» **SET PROBLEM**:
Gather, from the data below, each line in which the word "matplotlib" occurs.

Rows from a dataset of charts and code
========================

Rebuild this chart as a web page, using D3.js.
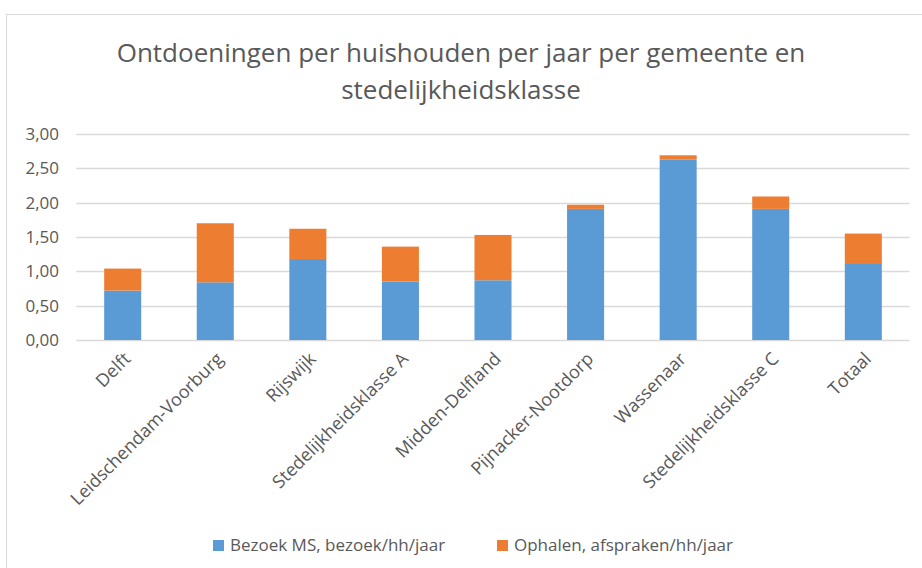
<!DOCTYPE html>
<html>
<head>
<meta charset="utf-8">
<script src="https://cdn.jsdelivr.net/npm/d3@7"></script>
<style>
  body { margin: 0; background: #fff; }
  svg { display: block; font-family: "Open Sans", sans-serif; }
</style>
</head>
<body>
<svg id="chart" width="922" height="568"></svg>
<script>
// Chart data
const categories = ["Delft", "Leidschendam-Voorburg", "Rijswijk", "Stedelijkheidsklasse A",
    "Midden-Delfland", "Pijnacker-Nootdorp", "Wassenaar", "Stedelijkheidsklasse C", "Totaal"];
const bezoek = [0.72, 0.84, 1.18, 0.85, 0.87, 1.91, 2.63, 1.91, 1.12];
const ophalen = [0.32, 0.86, 0.44, 0.51, 0.66, 0.06, 0.06, 0.18, 0.43];
const seriesNames = ["Bezoek MS, bezoek/hh/jaar", "Ophalen, afspraken/hh/jaar"];
const yTicks = [0, 0.5, 1, 1.5, 2, 2.5, 3];
const titleLines = ["Ontdoeningen per huishouden per jaar per gemeente en", "stedelijkheidsklasse"];

const colors = ["#5B9BD5", "#ED7D31"];
const textColor = "#595959";

const svg = d3.select("#chart");

// outer chart border
svg.append("rect")
    .attr("x", 6.5).attr("y", 14.5)
    .attr("width", 930).attr("height", 570)
    .attr("fill", "none")
    .attr("stroke", "#d9d9d9");

// title
svg.append("g").selectAll("text")
    .data(titleLines)
    .join("text")
    .attr("x", 461)
    .attr("y", (d, i) => 62 + i * 37)
    .attr("text-anchor", "middle")
    .attr("font-size", 26)
    .attr("fill", textColor)
    .text(d => d);

const x = d3.scaleBand()
    .domain(categories)
    .range([76.4, 909.6])
    .paddingInner(0.6)
    .paddingOuter(0.3);

const y = d3.scaleLinear()
    .domain([0, 3])
    .range([340, 134]);

// gridlines
svg.append("g").selectAll("line")
    .data(yTicks)
    .join("line")
    .attr("x1", 76.4).attr("x2", 909.6)
    .attr("y1", d => Math.round(y(d)) + 0.5)
    .attr("y2", d => Math.round(y(d)) + 0.5)
    .attr("stroke", "#d9d9d9")
    .attr("stroke-width", 1.5);

// y axis labels
const yAxis = svg.append("g")
    .attr("transform", "translate(62,0)")
    .call(d3.axisLeft(y).tickValues(yTicks).tickSize(0)
        .tickFormat(d => d3.format(".2f")(d).replace(".", ",")));
yAxis.select(".domain").remove();
yAxis.selectAll("text")
    .attr("font-family", "Open Sans, sans-serif")
    .attr("font-size", 17)
    .attr("fill", textColor)
    .attr("x", -3);

// stacked bars
const rows = categories.map((c, i) => ({ cat: c, bezoek: bezoek[i], ophalen: ophalen[i] }));
const stack = d3.stack().keys(["bezoek", "ophalen"])(rows);

svg.append("g").selectAll("g")
    .data(stack)
    .join("g")
    .attr("fill", (d, i) => colors[i])
    .selectAll("rect")
    .data(d => d)
    .join("rect")
    .attr("x", d => x(d.data.cat))
    .attr("width", x.bandwidth())
    .attr("y", d => y(d[1]))
    .attr("height", d => y(d[0]) - y(d[1]));

// x axis labels, rotated
svg.append("g").selectAll("text")
    .data(categories)
    .join("text")
    .attr("transform", d => `translate(${x(d) + x.bandwidth() / 2 + 9},${360}) rotate(-45)`)
    .attr("text-anchor", "end")
    .attr("font-size", 18)
    .attr("fill", textColor)
    .text(d => d);

// legend
const legendX = [213, 497];
const legend = svg.append("g").selectAll("g")
    .data(seriesNames)
    .join("g")
    .attr("transform", (d, i) => `translate(${legendX[i]},540)`);
legend.append("rect")
    .attr("width", 11).attr("height", 11)
    .attr("fill", (d, i) => colors[i]);
legend.append("text")
    .attr("x", 17).attr("y", 11)
    .attr("font-size", 17)
    .attr("fill", textColor)
    .text(d => d);
</script>
</body>
</html>
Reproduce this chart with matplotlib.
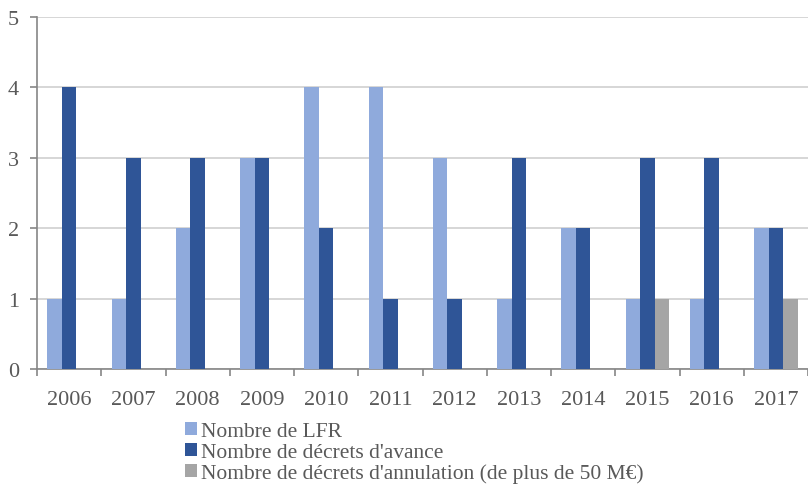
import matplotlib.pyplot as plt
import numpy as np

annees = ['2006', '2007', '2008', '2009', '2010', '2011', '2012', '2013', '2014', '2015', '2016', '2017']
nb_lfr = [1, 1, 2, 3, 4, 4, 3, 1, 2, 1, 1, 2]
nb_avance = [4, 3, 3, 3, 2, 1, 1, 3, 2, 3, 3, 2]
nb_annulation = [0, 0, 0, 0, 0, 0, 0, 0, 0, 1, 0, 1]

plt.rcParams['font.family'] = 'Liberation Serif'
gris = '#595959'

fig = plt.figure(figsize=(8.08, 4.85), dpi=100)
ax = fig.add_axes([37/808, 1 - 370/485, 1 - 37/808, 352/485])

x = np.arange(len(annees))
w = 0.225
ax.bar(x - w, nb_lfr, w, color='#8FAADC', label='Nombre de LFR', zorder=3)
ax.bar(x, nb_avance, w, color='#2F5597', label="Nombre de décrets d'avance", zorder=3)
ax.bar(x + w, nb_annulation, w, color='#A5A5A5',
       label="Nombre de décrets d'annulation (de plus de 50 M€)", zorder=3)

ax.set_xlim(-0.5, len(annees) - 0.5)
ax.set_ylim(0, 5)
ax.set_yticks(range(6))
ax.yaxis.grid(True, color='#D0D0D0', linewidth=1.2, zorder=0)

# ticks x entre les categories
ax.set_xticks(x)
ax.set_xticklabels(annees)
ax.set_xticks(np.arange(-0.5, len(annees) + 0.5, 1), minor=True)
ax.tick_params(axis='x', which='major', length=0, pad=15, labelsize=16, labelcolor=gris)
ax.tick_params(axis='x', which='minor', length=5, color='#868686', width=1.2)
ax.tick_params(axis='y', length=5, color='#868686', width=1.2, pad=8, labelsize=16, labelcolor=gris)

for s in ['top', 'right']:
    ax.spines[s].set_visible(False)
for s in ['left', 'bottom']:
    ax.spines[s].set_color('#868686')
    ax.spines[s].set_linewidth(1.2)

fig.legend(loc='upper left', bbox_to_anchor=(185/808, 1 - 423/485), frameon=False,
           fontsize=15.5, labelcolor=gris, handlelength=0.55, handleheight=0.55,
           handletextpad=0.2, labelspacing=0.08, borderpad=0, borderaxespad=0)

fig.savefig('out.png', dpi=100)
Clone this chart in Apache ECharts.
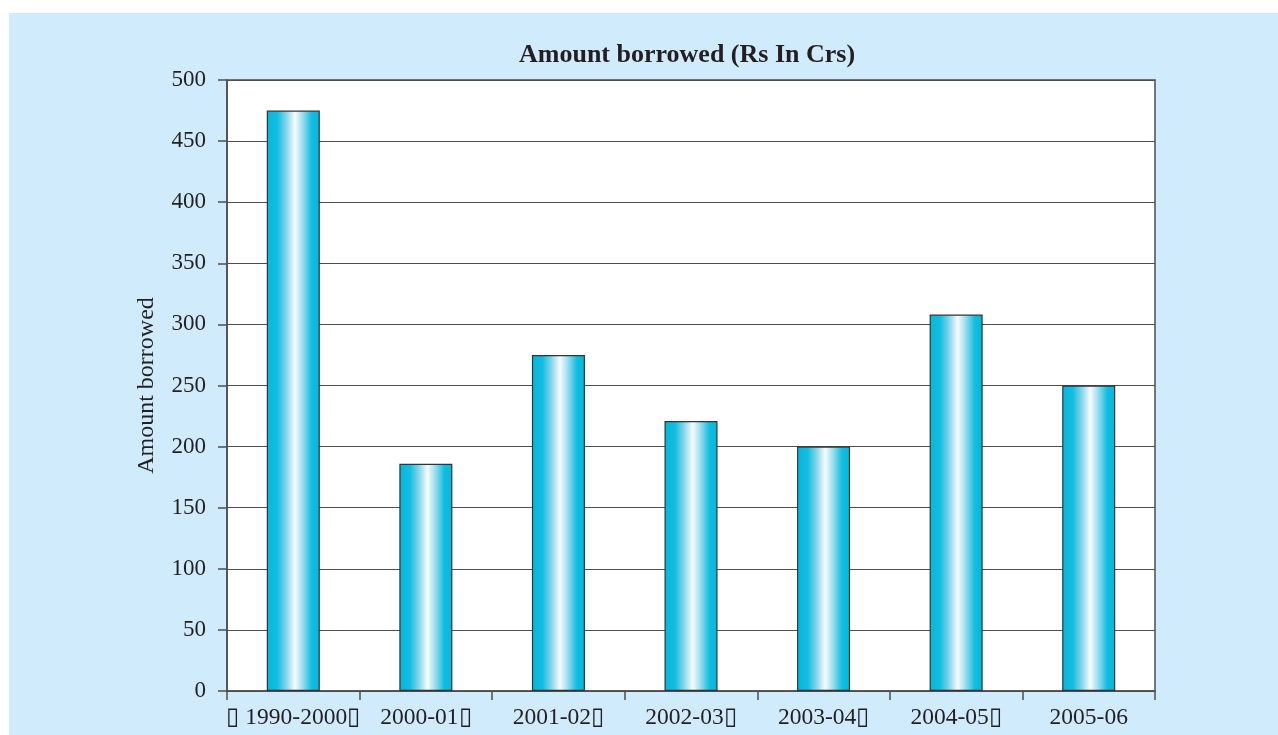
<!DOCTYPE html>
<html>
<head>
<meta charset="utf-8">
<script src="https://cdn.jsdelivr.net/npm/echarts@6/dist/echarts.min.js"></script>
<style>
  html, body { margin: 0; padding: 0; background: #ffffff; }
  #chart { position: absolute; left: 9px; top: 13px; width: 1269px; height: 722px; }
</style>
</head>
<body>
<div id="chart"></div>
<script>
// Amount borrowed per year (Rs In Crs)
const years = ['\u25AF 1990-2000\u25AF', '2000-01\u25AF', '2001-02\u25AF', '2002-03\u25AF',
               '2003-04\u25AF', '2004-05\u25AF', '2005-06'];
const borrowed = [475, 186, 275, 221, 200, 308, 250];

const INK = '#231f20';
const RULE = '#4d4d4d';
const FONT = '"Liberation Serif", "Times New Roman", serif';

// cyan → white → cyan, across the bar
const barFill = new echarts.graphic.LinearGradient(0, 0, 1, 0, [
    { offset: 0.00, color: '#00b9de' },
    { offset: 0.20, color: '#14bde0' },
    { offset: 0.38, color: '#8ed7eb' },
    { offset: 0.53, color: '#f7fcfe' },
    { offset: 0.67, color: '#a0deee' },
    { offset: 0.85, color: '#10bde0' },
    { offset: 1.00, color: '#00b9de' }
]);

const chart = echarts.init(document.getElementById('chart'));
chart.setOption({
    animation: false,
    backgroundColor: '#d0ebfc',
    title: {
        text: 'Amount borrowed (Rs In Crs)',
        left: 505,
        top: 24,
        textStyle: { fontFamily: FONT, fontSize: 26, fontWeight: 'bold', color: INK }
    },
    grid: {
        left: 218, right: 123, top: 67, bottom: 44,
        show: true,
        backgroundColor: '#ffffff',
        borderColor: RULE,
        borderWidth: 1.5
    },
    xAxis: {
        type: 'category',
        data: years,
        boundaryGap: true,
        axisLine: { lineStyle: { color: RULE, width: 1.5 } },
        axisTick: { show: true, alignWithLabel: false, length: 9, lineStyle: { color: RULE, width: 1.5 } },
        axisLabel: { margin: 15, color: INK, fontFamily: FONT, fontSize: 23.5, interval: 0 }
    },
    yAxis: {
        type: 'value',
        min: 0,
        max: 500,
        interval: 50,
        name: 'Amount borrowed',
        nameLocation: 'middle',
        nameGap: 68,
        nameRotate: 90,
        nameTextStyle: { fontFamily: FONT, fontSize: 24, color: INK },
        axisLine: { show: true, lineStyle: { color: RULE, width: 1.5 } },
        axisTick: { show: true, length: 9, lineStyle: { color: RULE, width: 1.5 } },
        axisLabel: { margin: 21, color: INK, fontFamily: FONT, fontSize: 23 },
        splitLine: { show: true, lineStyle: { color: RULE, width: 1 } }
    },
    series: [{
        type: 'bar',
        data: borrowed,
        barWidth: '40%',
        itemStyle: { color: barFill, borderColor: '#333333', borderWidth: 1.2 },
        emphasis: { disabled: true }
    }]
});
</script>
</body>
</html>
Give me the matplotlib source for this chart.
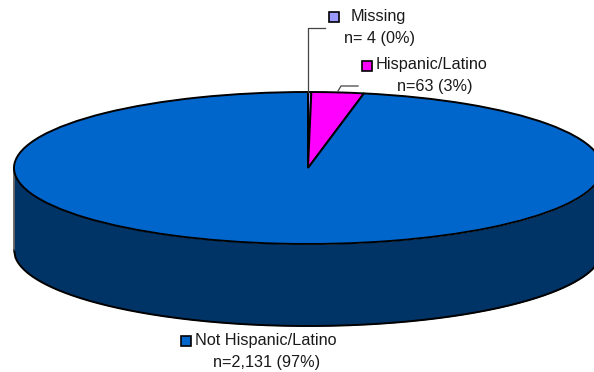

========================

» **EXERCISE ANSWER**:
Reproduce this chart with matplotlib.
import matplotlib.pyplot as plt
Give me the matplotlib source for this chart.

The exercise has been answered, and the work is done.